Despite the slow pace of soybean trade in the past five years, the first seven months of 2023 have seen Brazil achieve a record volume of exports, reaching over 70 million tons, as reported by the country’s National Supply Company (Conab) last week.
China, a key importer, purchased 62.3 million tons of soybeans, marking a 15% increase from the same period in 2022. “Brazilian farmers have sold around 80.93% of that imported volume to date, totaling 50.42 million tons of soybeans, according to data from the Foreign Trade Secretariat (Secex),” noted Leonardo Amazonas, a market analyst at Conab.
Conab projects total Brazilian soybean exports in 2023 to reach 95.64 million tons, reflecting a 21.5% growth compared to the previous year.
Soybean exports in July reached 9.7 million tons, buoyed by international price hikes and positive premiums at port terminals. July saw Chicago futures prices rise 5.48% over June and remain 2.79% lower than July 2022. This oilseed price appreciation, driven by US climate uncertainties, echoed in domestic prices, reported Conab experts.
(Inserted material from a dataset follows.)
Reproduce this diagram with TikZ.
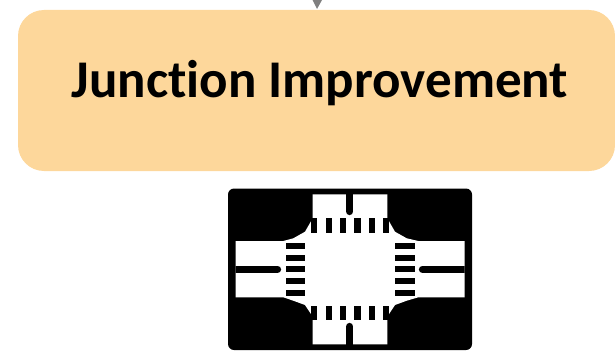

Conab analyst Leonardo Amazonas highlighted that the United States Department of Agriculture (USDA) recently lowered its soybean crop productivity estimate. The estimated production of 114.5 million tons marks the lowest since the 2020/21 season. On one hand, record global production limits more pronounced price hikes, while on the other, evaluations that US stocks are low support Chicago quotations.
“The American crop is still uncertain and will only be harvested in September. Further production cuts are possible, as the crop is in the grain-filling phase, and severe drought may impact productivity,” noted the Conab report.
On August 24th, Chicago soybean prices responded to rising demand for US oilseed beans. The USDA’s report indicated a net sales balance (when confirmations exceed cancellations) of 1.2 million tons for the 2023/24 season, ending on August 17th.
While slightly lower than the previous week (1.4 million), the volume was close to market expectations. The November contract in Chicago, the most traded, rose by 11.2 cents (0.83%) and closed at US$13.71 per bushel, nearing the day’s high of US$13.73. Contracts for January 2024 increased by 12.4 cents and closed at US$13.83, similarly near their peak (US$13.84).
Climate effects on fields remain a point of attention for market operators. On August 21st, the USDA maintained its estimate of 59% of soybean crops rated as good to excellent. They made only a one-percentage-point upward adjustment to “good” (from 48% to 49%) and a one-point downward adjustment to “excellent” (from 11% to 10%).
Regular areas decreased from 29% to 28%, poor areas remained at 9%, and very poor areas rose from 3% to 4% of the total. The survey covers 18 producing states.
As of August 24th, the U.S. Drought Monitor map indicated severe and extreme drought in certain parts of Minnesota, Iowa, and Missouri. Furthermore, the USDA noted that there had been few rain accumulations in areas north of Wisconsin and Michigan.
“Average weekly temperatures were below normal in much of the region, except for areas in southern Missouri, southern Illinois, and central Wisconsin, where temperatures were a few degrees above normal,” reported the USDA.
This week, the Pro Farmer Crop Tour explored producer regions in the US grain belt and indicated higher yields in some areas. The numbers released brought some volatility to the Chicago market.
Expectations of improved field results may, to some extent, help limit price increases on the American exchange. Alternatively, it could even exert downward price pressure, depending on traders’ perceptions of US soybean futures contracts in relation to the US crop and its impact on supply and demand.